Them Crooked Vultures: Them Crooked Vultures
Logically rocking result from three-piece puzzle
Has a supergroup ever lived up to its classification? The best (Traveling Wilburys, Dead Weather) have been great at times, but to say that they were ‘super,’ better than the bands from which they came, would be foolish. “Handle with Care” was good, but one of those Wilburys wrote Blonde on Blonde all by himself. And another one was a Beatle.
So could we really expect Them Crooked Vultures—the rock spaceship helmed by Led Zeppelin’s John Paul Jones, Josh Homme of Queens of the Stone Age and Dave Grohl—to be greater than the sum of its parts? No way, especially when a third of the band played bass on “Dazed and Confused.”

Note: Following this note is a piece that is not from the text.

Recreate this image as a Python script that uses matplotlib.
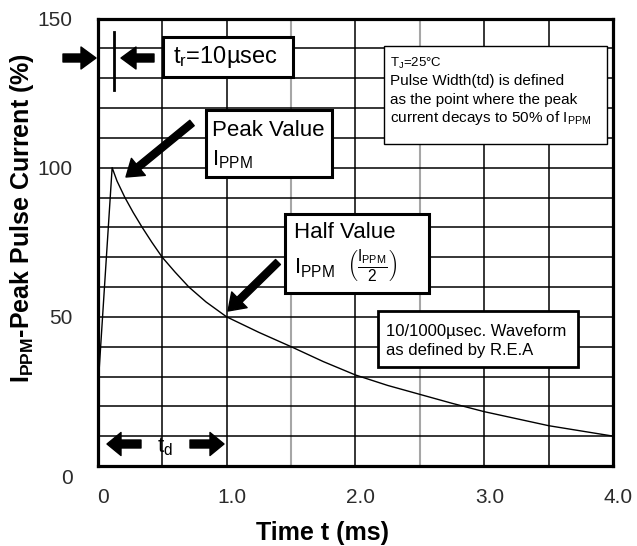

Ignoring the pasts of Jones, Homme and Grohl, then, we’ve got a debut album that’s fun and catchy with a light heart and heavy grooves, featuring extremely capable musicians each bringing his equal third to the pie. It sounds exactly like you might expect: Grohl’s drums are gigantic and ferocious, Homme’s guitar sprays unrelenting enemy fire, and Jones’ bass squirms like a hyperactive toddler in a carseat. The three pieces together make for solid, often punishing blues-based rock’n’roll—wonderfully grimy and served fresh and hot from the garage.
Them Crooked Vultures sounds best when they don’t toy with that formula; the experimentation gets messy. “Interlude with Ludes” sounds like a B-side from QOTSA’s Rated R—echoey vocals and faraway drums. “Gunman”s disco beat and taut rubber band guitar are unwelcome visitors.
It comes together best with “New Fang,” four minutes of endlessly churning bass and pummeling percussion; a “Black Dog” for the new millennium. Tunes like “Dead End Friends” and the shape-shifting riffing of “Elephants” simply make sense—each musician doing what he does best in harmony with the others; nothing more, nothing less.